From perception to production: how acoustic invariance facilitates articulatory learning in a self-supervised vocal imitation model

Overview of our speech imitation model.

How do infants learn to map variable speech sounds to articulatory movements without instruction? Our self-supervised model tackles this challenge by learning to imitate speech through minimizing distance between input and output speech representations.

We found that intermediate layers of wav2vec 2.0 provide optimal speech representations—balancing phonetic information with speaker invariance. This enables learning human-like articulatory patterns and producing intelligible speech across multiple speakers.

Here are some examples of our model’s vocal imitation capabilities across the different settings studied in the paper.

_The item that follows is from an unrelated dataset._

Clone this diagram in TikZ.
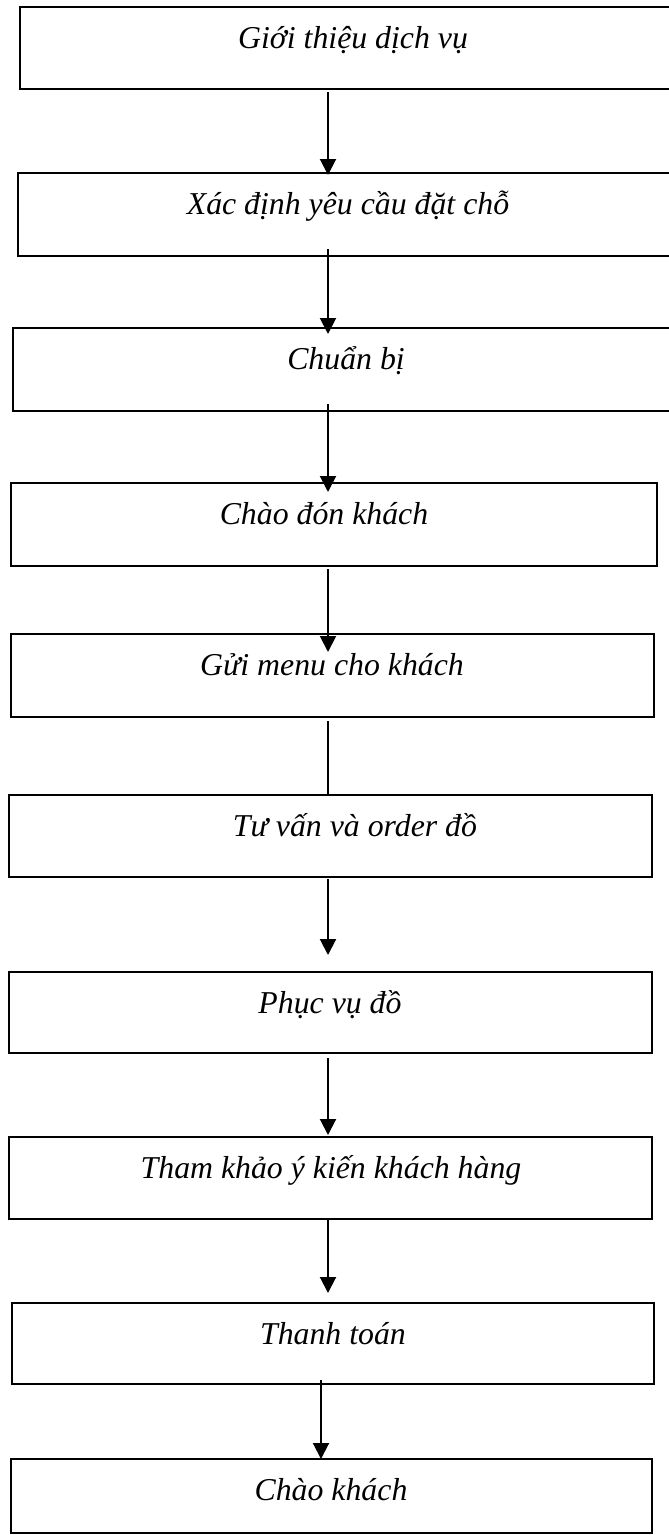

Paper: https://arxiv.org/html/2509.05849v1

@inproceedings{lavechin2025perception,
  title={From perception to production: how acoustic invariance facilitates articulatory learning in a self-supervised vocal imitation model},
  author={Lavechin, Marvin and Hueber, Thomas},
  booktitle={Empirical Methods in Natural Language Processing},
  year={2025}
}

Single speaker training / Single speaker testing

In this section, we show examples of audio when the model is trained and evaluated on a single speaker (PB2009, the same speaker used to train the artificial vocal tract). We compare two different models:

One imitating in the Mel-Frequency Cepstral Coefficients (MFCC) space
One imitating in the representational space defined by the 7th layer of wav2vec 2.0 (which was found to work best)

Sentence	Input speech	Speech imitated in the:
Sentence	Input speech	MFCC space	Wav2Vec 2.0 layer 7 space
1
2

Both models seem to do quite well in the single-speaker setting, but what happens when training on a more naturalistic training set (read speech + different speakers from the one used to train the artificial vocal tract)?

Multi speaker training / Single speaker testing

Here, we train our imitation models on Audiocite (100 hours of read speech produced by 8 speakers). Again, the model is trained to imitate speech either in the MFCC space, or the space defined by wav2vec 2.0’s 7th layer. We test them on PB2009 (also used to train the artificial vocal tract).

Sentence	Input speech	Speech imitated in the:
Sentence	Input speech	MFCC space	Wav2Vec 2.0 layer 7 space
1
2

Here, we observe that the model trained to imitate our 8 speakers’ speech in the MFCC space completely fails: it cannot imitate the speech of an unknown speaker in an intelligible manner. The model imitating in the wav2vec 2.0’s 7th layer seems to do better and is completely intelligible.

Multi speaker training / multi speaker testing

To make the task even more challenging, we train our model using only 8 speakers from the Audiocite dataset, but then test it on completely different speakers that the model has never encountered during training. This creates a speaker-independent evaluation where the test speakers are entirely unseen by the model throughout the entire training process. We will only consider the model imitating in the wav2vec 2.0’s 7th layer space since the model using MFCCs failed previously.

Sentence	Input speech	Speech imitated in the Wav2Vec 2.0 layer 7 space	Notes
1			Same gender as the vocal tract
2			Quebecois accent + background noise
3			Different gender + reverb
4			Different gender + music

Across all 4 examples, our imitation model is quite intelligible. Interestingly, the model seems to remove background noise (sentence 2), reverberation artifacts (sentence 3), and music (sentence 4) as those are acoustic feats that cannot easily be generated by the artificial vocal tract.